Darjeeling: Elections to the four hill municipalities will be held on December 11, more than two years after polls could not be held following stiff resistance from the Gorkha Janmukti Morcha and nobody coming forward to file nominations.

So long, Darjeeling, Kalimpong, Kurseong and Mirik municipalities had been run by a board of administrators.

District magistrate Saumitra Mohan said: “We have received a notification from the state government and elections to all the four hill municipalities will be held on December 11.” The schedule for the election has, however, not been finalised but is expected in a day or two.

The elections to the municipalities were scheduled for June 28, 2009 last time. But following opposition from the Morcha which demanded that the state government first implement a three-tier panchayat system in the hills, nobody filed nominations.

The Darjeeling municipality was set up in 1850 and is the second oldest in Bengal with 32 wards. Kalimpong has 23 wards followed by 20 wards in Kurseong and nine in Mirik.

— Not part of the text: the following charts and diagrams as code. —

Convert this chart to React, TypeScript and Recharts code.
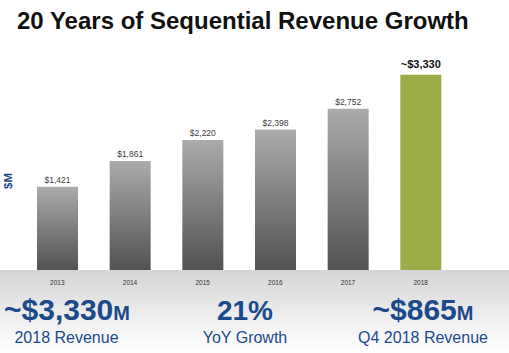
import { Bar, BarChart, Cell, LabelList, XAxis, YAxis } from 'recharts';

const years = ['2013', '2014', '2015', '2016', '2017', '2018'];
const revenue = [1421, 1861, 2220, 2398, 2752, 3330];
const estimated = [false, false, false, false, false, true];

const data = years.map((year, i) => ({ year, revenue: revenue[i], estimated: estimated[i] }));

const blue = '#1b4a8c';
const font = '"Liberation Sans", Arial, sans-serif';

function ValueLabel(props: any) {
	const { x, y, width, value, index } = props;
	const cx = x + width / 2;
	if (estimated[index]) {
		return (
			<text x={cx} y={y - 7} textAnchor="middle" fontSize={11} fontWeight="bold" fill="#111" fontFamily={font}>
				~${value.toLocaleString('en-US')}
			</text>
		);
	}
	return (
		<text x={cx} y={y - 3.5} textAnchor="middle" fontSize={8.5} fill="#404040" fontFamily={font}>
			${value.toLocaleString('en-US')}
		</text>
	);
}

export default function App() {
	return (
		<div style={{ position: 'absolute', left: 0, top: 0, width: 509, height: 353, background: '#fff', fontFamily: font }}>
			<div
				style={{
					position: 'absolute',
					left: 0,
					top: 270,
					width: 509,
					height: 83,
					background: 'linear-gradient(#d4d4d4, #f4f4f4 70%, #ffffff)',
				}}
			/>
			<div style={{ position: 'absolute', left: 0, top: 0 }}>
				<BarChart width={509} height={353} data={data} margin={{ top: 59, right: 52, left: 21, bottom: 63 }}>
					<defs>
						<linearGradient id="grayBar" x1="0" y1="0" x2="0" y2="1">
							<stop offset="0%" stopColor="#ababab" />
							<stop offset="100%" stopColor="#525252" />
						</linearGradient>
					</defs>
					<XAxis
						dataKey="year"
						height={20}
						axisLine={false}
						tickLine={false}
						tickMargin={4}
						tick={{ fontSize: 6.5, fill: '#333', fontFamily: font }}
					/>
					<YAxis hide domain={[0, 3600]} />
					<Bar dataKey="revenue" barSize={41} isAnimationActive={false}>
						{data.map((d) => (
							<Cell key={d.year} fill={d.estimated ? '#9bad48' : 'url(#grayBar)'} />
						))}
						<LabelList dataKey="revenue" content={ValueLabel} />
					</Bar>
				</BarChart>
			</div>
			<svg width={509} height={353} style={{ position: 'absolute', left: 0, top: 0, pointerEvents: 'none' }}>
				<text x={17} y={29} fontSize={24} fontWeight="bold" fill="#111" fontFamily={font}>
					20 Years of Sequential Revenue Growth
				</text>
				<text
					transform="translate(12, 181) rotate(-90)"
					textAnchor="middle"
					fontSize={11.5}
					fontWeight="bold"
					fill={blue}
					fontFamily={font}
				>
					$M
				</text>
				<text x={67} y={320} textAnchor="middle" fontWeight="bold" fill={blue} fontFamily={font}>
					<tspan fontSize={30}>~$3,330</tspan>
					<tspan fontSize={20}>M</tspan>
				</text>
				<text x={66.5} y={343} textAnchor="middle" fontSize={16} fill={blue} fontFamily={font}>
					2018 Revenue
				</text>
				<text x={245} y={320} textAnchor="middle" fontWeight="bold" fill={blue} fontFamily={font} fontSize={28}>
					21%
				</text>
				<text x={245} y={343} textAnchor="middle" fontSize={16} fill={blue} fontFamily={font}>
					YoY Growth
				</text>
				<text x={423} y={320} textAnchor="middle" fontWeight="bold" fill={blue} fontFamily={font}>
					<tspan fontSize={30}>~$865</tspan>
					<tspan fontSize={20}>M</tspan>
				</text>
				<text x={423} y={343} textAnchor="middle" fontSize={16} fill={blue} fontFamily={font}>
					Q4 2018 Revenue
				</text>
			</svg>
		</div>
	);
}
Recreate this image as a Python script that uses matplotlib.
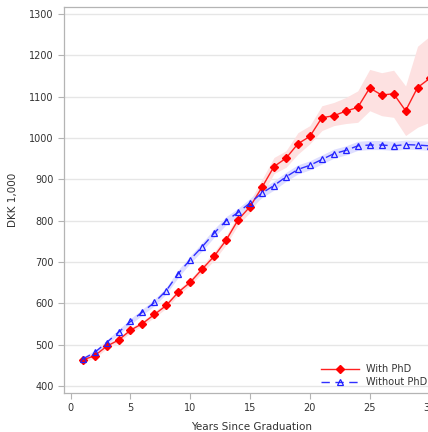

Since July 14, 2009, a day after the five-year term of the hill municipalities came to an end, the civic bodies have been run by a board of administrators with the SDOs of the respective subdivisions as chairpersons of the board.

After the memorandum of agreement was signed between the Centre, the state government and the Morcha on July 18 this year to set up the Gorkhaland Territorial Administration, provisions were included to ensure that the three- tier panchyat system was brought back in the hills.

Following the insertion of the clause, the Morcha is now eager to hold the municipal elections. The state government has, however, made it clear that the three-tier panchayat system would be in place only after the GTA is implemented. The Morcha, too, had agreed to the state government proposal.

This time too the Constitution has to be amended. It was amended once in 1992, soon after the DGHC was formed. The amendment was necessitated to implement a two-tier rural system for the Darjeeling hills since no two zilla parishads — the highest rung in the panchayati system — could exist in one district. So while the plains of the Darjeeling district had a Mahakuma Parishad (equivalent to the zilla parishad), the hills had a two-tier system without the zilla parishad.

This clause will now have to be amended to put in bring back the three-tier panchayat system in the hills.